The Academy of Motion Picture Arts & Sciences has sought to clarify and codify its eligibility rules for foreign-language film entries.
In response to this year’s flap over Uruguay entry “A Place in the World,” which was disqualified when it was ruled that the film was essentially an Argentine production, the Academy feels its new guidelines will make clearer submission for competing countries.
AMPAS revealed this week that the new guidelines were approved June 22 at the Academy’s foreign-language executive committee meeting. According to AMPAS, most guidelines don’t change but are now spelled out on paper.
“The guidelines didn’t exist on paper as regulations,” said the Academy’s executive director, Bruce Davis. “They existed as the way the committee did its business.”
Davis said the committee has “made it more plain as to what they want … We’re trying to be a little more clear. The rules have not been changed.”
The entry form sent out by the Academy says: “Only those with full ‘producer’ credit (as distinct from executive producer, associate producer, etc.) are entitled to represent the picture for purposes of the eligibility requirement. Individuals with producer credit whose contributions were essentially financial will not be regarded as satisfying the requirement.”
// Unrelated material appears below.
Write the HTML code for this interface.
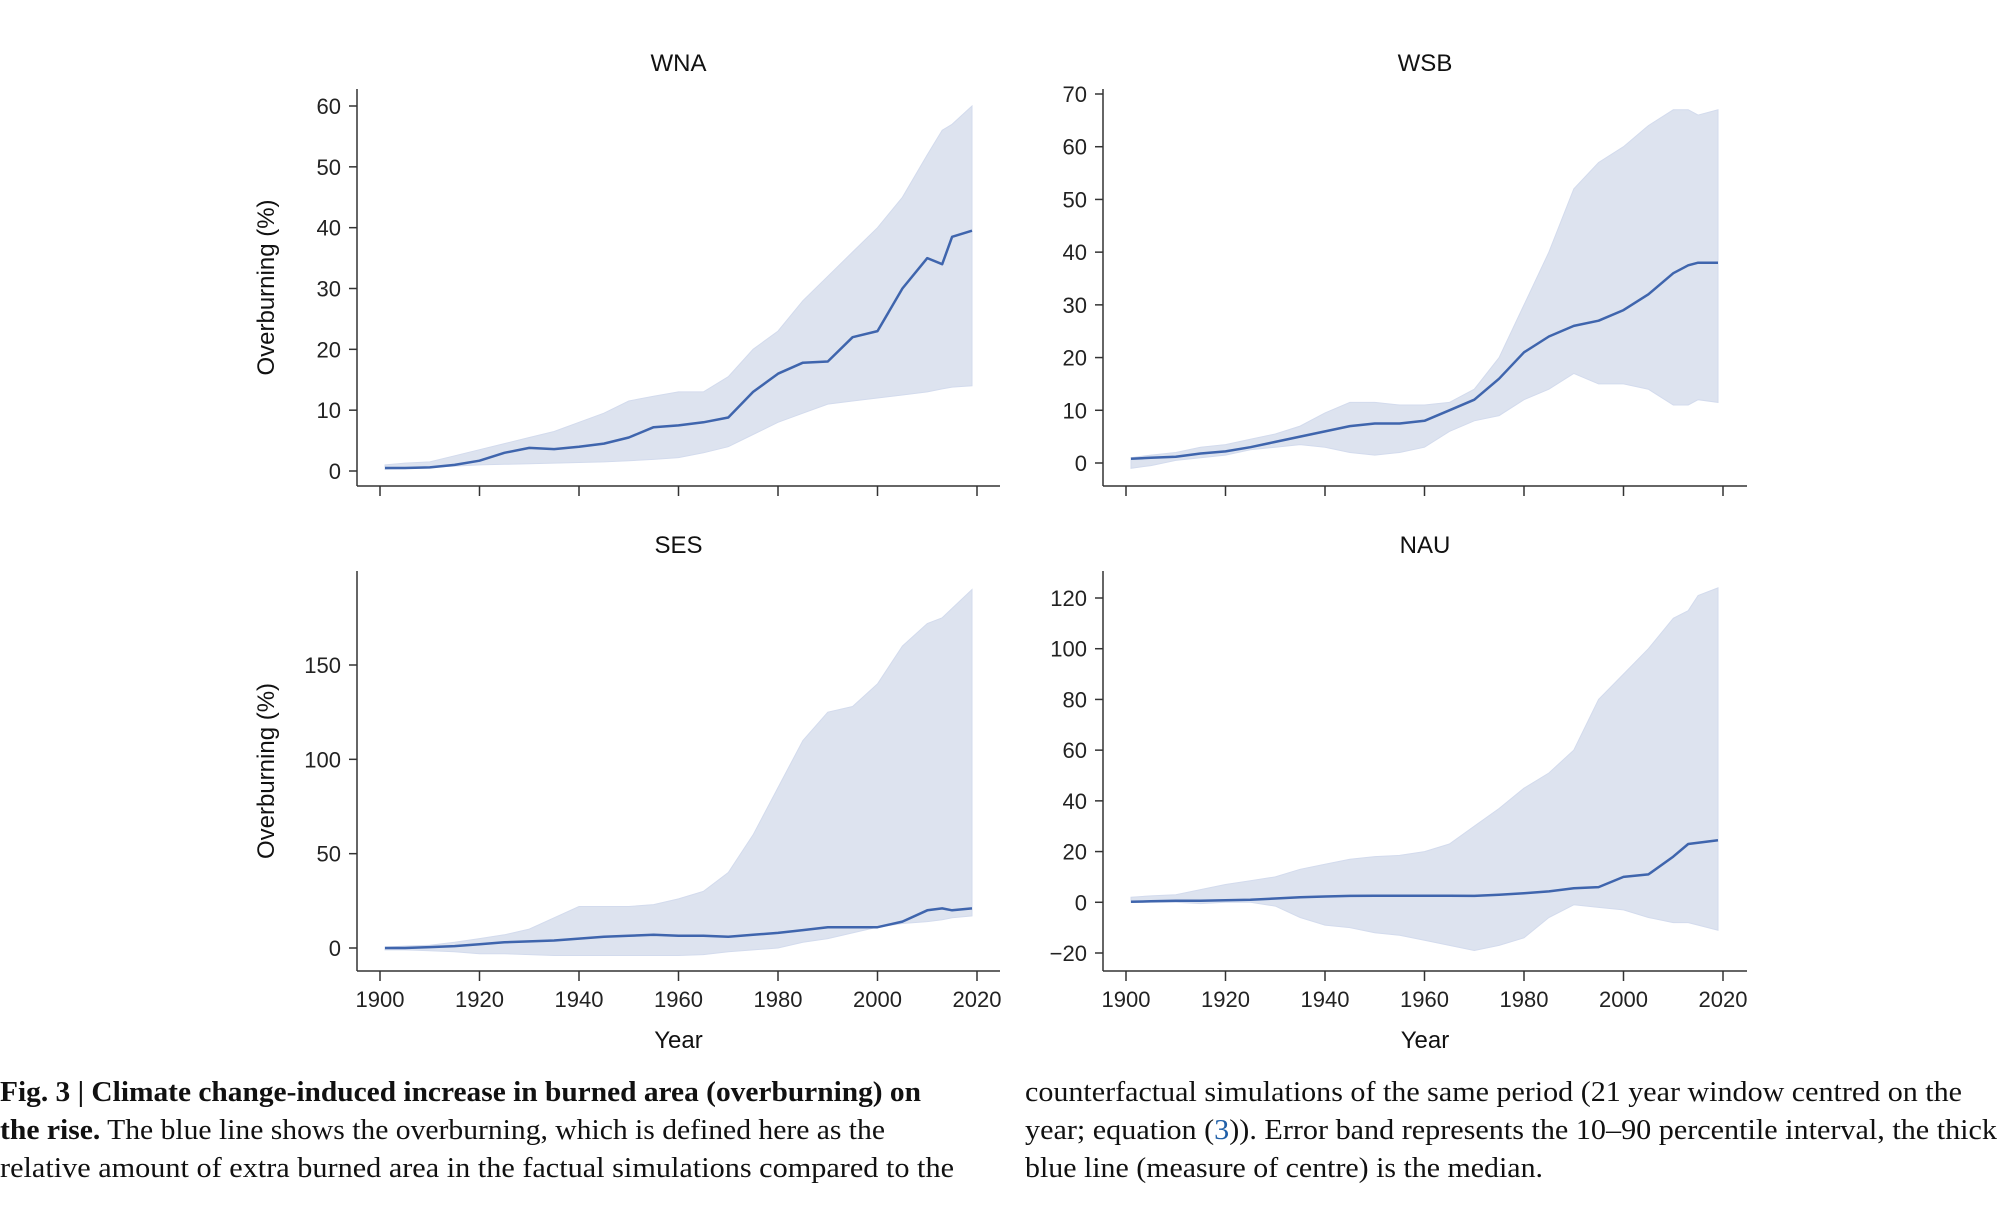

In fact, a form has been added asking those submitting films to be more specific about who did what on a picture.
“It’s a procedure that changed, not really a rule,” said Davis. “The rules are almost exactly the same. They are procedural clarifications.”
In other words, the burden of proof for credits is now on the producer instead of the Academy committee.
Shortly after the Oscar nominations were announced in February, AMPAS disqualified the nominated “A Place in the World” after an investigation determined that not enough Uruguayan artists had participated in the production. The film’s director, Adolfo Aristarain, claimed it was a co-production of the two countries.
“A Place in the World” was submitted last fall to Argentina’s Oscar selection committee as a possible contender, but lost its Oscar bid from Argentina — by one vote — to “The Dark Side of the Heart.”
Aristarain then took the film to Uruguay’s minister of education and culture, requesting that the film become an entry of that country, which had no other entries.